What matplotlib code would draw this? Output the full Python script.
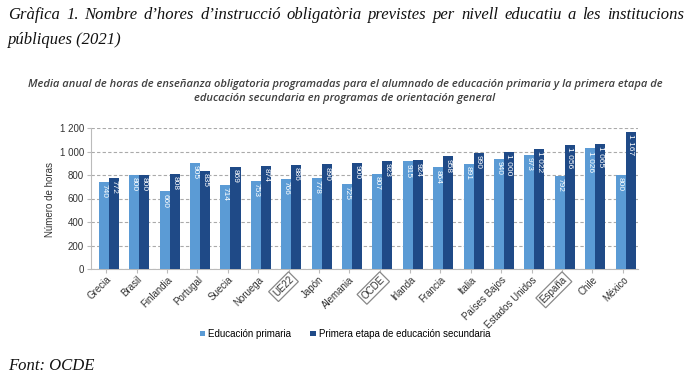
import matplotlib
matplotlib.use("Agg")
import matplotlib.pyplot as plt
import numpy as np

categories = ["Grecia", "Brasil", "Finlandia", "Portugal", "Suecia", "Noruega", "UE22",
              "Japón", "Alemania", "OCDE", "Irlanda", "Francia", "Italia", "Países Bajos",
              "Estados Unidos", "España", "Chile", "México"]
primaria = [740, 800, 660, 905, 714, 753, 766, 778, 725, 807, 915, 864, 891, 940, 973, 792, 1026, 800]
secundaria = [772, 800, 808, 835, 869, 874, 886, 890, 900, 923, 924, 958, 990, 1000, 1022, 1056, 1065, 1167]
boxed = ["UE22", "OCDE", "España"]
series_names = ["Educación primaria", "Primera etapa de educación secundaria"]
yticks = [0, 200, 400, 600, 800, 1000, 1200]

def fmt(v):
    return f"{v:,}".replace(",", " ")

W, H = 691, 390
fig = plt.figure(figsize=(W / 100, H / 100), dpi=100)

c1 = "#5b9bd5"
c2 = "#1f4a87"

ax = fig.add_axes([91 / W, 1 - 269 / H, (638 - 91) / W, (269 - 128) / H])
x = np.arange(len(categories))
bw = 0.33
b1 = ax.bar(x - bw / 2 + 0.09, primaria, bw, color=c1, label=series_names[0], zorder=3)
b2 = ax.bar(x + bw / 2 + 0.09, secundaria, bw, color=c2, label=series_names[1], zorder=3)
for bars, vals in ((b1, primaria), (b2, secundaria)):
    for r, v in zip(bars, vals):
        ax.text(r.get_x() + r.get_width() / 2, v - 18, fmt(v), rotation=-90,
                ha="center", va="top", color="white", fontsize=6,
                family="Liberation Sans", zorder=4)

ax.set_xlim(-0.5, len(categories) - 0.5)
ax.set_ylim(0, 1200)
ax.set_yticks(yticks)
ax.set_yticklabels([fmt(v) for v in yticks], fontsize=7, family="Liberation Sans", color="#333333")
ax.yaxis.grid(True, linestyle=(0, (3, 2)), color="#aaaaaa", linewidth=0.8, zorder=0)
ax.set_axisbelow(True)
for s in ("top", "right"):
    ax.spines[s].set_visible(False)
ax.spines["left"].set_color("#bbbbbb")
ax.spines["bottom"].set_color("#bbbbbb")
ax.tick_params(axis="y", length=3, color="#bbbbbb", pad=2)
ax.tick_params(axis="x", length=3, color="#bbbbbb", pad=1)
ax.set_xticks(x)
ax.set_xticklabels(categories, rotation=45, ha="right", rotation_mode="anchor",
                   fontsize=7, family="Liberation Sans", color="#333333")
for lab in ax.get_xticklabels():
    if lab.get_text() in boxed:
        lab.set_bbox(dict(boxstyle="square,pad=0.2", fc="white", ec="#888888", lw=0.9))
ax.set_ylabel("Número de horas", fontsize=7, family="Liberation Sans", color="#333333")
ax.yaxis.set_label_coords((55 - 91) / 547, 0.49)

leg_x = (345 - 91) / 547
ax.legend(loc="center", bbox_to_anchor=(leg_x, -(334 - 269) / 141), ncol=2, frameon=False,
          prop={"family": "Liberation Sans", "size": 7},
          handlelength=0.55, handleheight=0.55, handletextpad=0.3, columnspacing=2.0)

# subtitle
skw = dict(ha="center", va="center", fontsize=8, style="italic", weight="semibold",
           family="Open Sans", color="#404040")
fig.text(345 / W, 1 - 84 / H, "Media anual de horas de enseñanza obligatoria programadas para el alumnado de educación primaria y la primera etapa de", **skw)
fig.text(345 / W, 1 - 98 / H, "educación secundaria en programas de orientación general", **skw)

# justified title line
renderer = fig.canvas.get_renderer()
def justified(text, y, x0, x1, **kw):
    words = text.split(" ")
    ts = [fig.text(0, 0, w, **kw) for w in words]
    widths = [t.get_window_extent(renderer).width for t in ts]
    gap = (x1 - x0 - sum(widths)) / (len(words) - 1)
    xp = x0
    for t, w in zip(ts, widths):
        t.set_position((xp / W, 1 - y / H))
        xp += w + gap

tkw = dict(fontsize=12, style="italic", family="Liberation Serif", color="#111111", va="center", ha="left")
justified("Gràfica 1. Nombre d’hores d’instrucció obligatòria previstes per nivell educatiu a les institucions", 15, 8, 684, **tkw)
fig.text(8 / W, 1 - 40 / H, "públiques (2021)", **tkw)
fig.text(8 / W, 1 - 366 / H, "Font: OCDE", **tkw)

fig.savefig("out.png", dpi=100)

#### [EXERCISE]
Identify which lines contain the word "matplotlib" and copy each one.

#### [RESULT OF THIS EXERCISE]
What matplotlib code would draw this? Output the full Python script.
import matplotlib
matplotlib.use("Agg")
import matplotlib.pyplot as plt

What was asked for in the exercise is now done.